[Given information start]
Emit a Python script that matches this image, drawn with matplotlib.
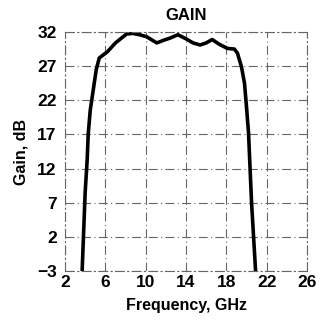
import matplotlib.pyplot as plt
import numpy as np

plt.rcParams['font.family'] = ['Liberation Sans', 'DejaVu Sans']

# frequency (GHz) and gain (dB)
freq = [3.7, 4.0, 4.2, 4.3, 4.5, 4.8, 5.1, 5.4, 6.2, 7.0, 8.1, 8.7, 9.4, 10.1,
        11.1, 11.8, 12.4, 13.2, 14.0, 14.7, 15.4, 16.0, 16.6, 17.3, 18.1,
        18.8, 19.1, 19.5, 19.8, 20.0, 20.2, 20.5, 20.9]
gain = [-3.0, 8.5, 13.3, 17.0, 20.5, 23.5, 26.5, 28.2, 29.1, 30.4, 31.7, 31.8,
        31.6, 31.3, 30.4, 30.8, 31.1, 31.6, 31.0, 30.4, 30.1, 30.4, 30.9,
        30.2, 29.6, 29.5, 28.9, 26.9, 24.5, 21.0, 17.2, 7.0, -3.0]

xticks = [2, 6, 10, 14, 18, 22, 26]
yticks = [-3, 2, 7, 12, 17, 22, 27, 32]
ytick_labels = ['\u22123', '2', '7', '12', '17', '22', '27', '32']

fig = plt.figure(figsize=(3.24, 3.21), dpi=100)
ax = fig.add_axes([0.2006, 0.1558, 0.747, 0.7445])

ax.plot(freq, gain, color='black', linewidth=2.6, solid_joinstyle='round')

ax.set_xlim(2, 26)
ax.set_ylim(-3, 32)
ax.set_xticks(xticks)
ax.set_yticks(yticks)
ax.set_yticklabels(ytick_labels)
ax.tick_params(length=0, labelsize=12.5)
ax.tick_params(axis='y', pad=6)
ax.tick_params(axis='x', pad=3)
for lab in ax.get_xticklabels() + ax.get_yticklabels():
    lab.set_fontweight('bold')

ax.grid(True, color='#666666', linestyle=(0, (8, 3, 1, 3)), linewidth=0.8)
for sp in ax.spines.values():
    sp.set_color('#666666')
    sp.set_linewidth(0.8)
    sp.set_linestyle((0, (8, 3, 1, 3)))

ax.set_title('GAIN', fontsize=12, fontweight='bold', pad=9)
ax.set_xlabel('Frequency, GHz', fontsize=11.5, fontweight='bold', labelpad=6)
ax.set_ylabel('Gain, dB', fontsize=11.5, fontweight='bold', labelpad=6)

fig.savefig('out.png', dpi=100)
[Given information end]
## What this task involves
Restate the whole of the material word for word without the pictures.

## Written answer
Emit a Python script that matches this image, drawn with matplotlib.
import matplotlib.pyplot as plt
import numpy as np

plt.rcParams['font.family'] = ['Liberation Sans', 'DejaVu Sans']

# frequency (GHz) and gain (dB)
freq = [3.7, 4.0, 4.2, 4.3, 4.5, 4.8, 5.1, 5.4, 6.2, 7.0, 8.1, 8.7, 9.4, 10.1,
        11.1, 11.8, 12.4, 13.2, 14.0, 14.7, 15.4, 16.0, 16.6, 17.3, 18.1,
        18.8, 19.1, 19.5, 19.8, 20.0, 20.2, 20.5, 20.9]
gain = [-3.0, 8.5, 13.3, 17.0, 20.5, 23.5, 26.5, 28.2, 29.1, 30.4, 31.7, 31.8,
        31.6, 31.3, 30.4, 30.8, 31.1, 31.6, 31.0, 30.4, 30.1, 30.4, 30.9,
        30.2, 29.6, 29.5, 28.9, 26.9, 24.5, 21.0, 17.2, 7.0, -3.0]

xticks = [2, 6, 10, 14, 18, 22, 26]
yticks = [-3, 2, 7, 12, 17, 22, 27, 32]
ytick_labels = ['\u22123', '2', '7', '12', '17', '22', '27', '32']

fig = plt.figure(figsize=(3.24, 3.21), dpi=100)
ax = fig.add_axes([0.2006, 0.1558, 0.747, 0.7445])

ax.plot(freq, gain, color='black', linewidth=2.6, solid_joinstyle='round')

ax.set_xlim(2, 26)
ax.set_ylim(-3, 32)
ax.set_xticks(xticks)
ax.set_yticks(yticks)
ax.set_yticklabels(ytick_labels)
ax.tick_params(length=0, labelsize=12.5)
ax.tick_params(axis='y', pad=6)
ax.tick_params(axis='x', pad=3)
for lab in ax.get_xticklabels() + ax.get_yticklabels():
    lab.set_fontweight('bold')

ax.grid(True, color='#666666', linestyle=(0, (8, 3, 1, 3)), linewidth=0.8)
for sp in ax.spines.values():
    sp.set_color('#666666')
    sp.set_linewidth(0.8)
    sp.set_linestyle((0, (8, 3, 1, 3)))

ax.set_title('GAIN', fontsize=12, fontweight='bold', pad=9)
ax.set_xlabel('Frequency, GHz', fontsize=11.5, fontweight='bold', labelpad=6)
ax.set_ylabel('Gain, dB', fontsize=11.5, fontweight='bold', labelpad=6)

fig.savefig('out.png', dpi=100)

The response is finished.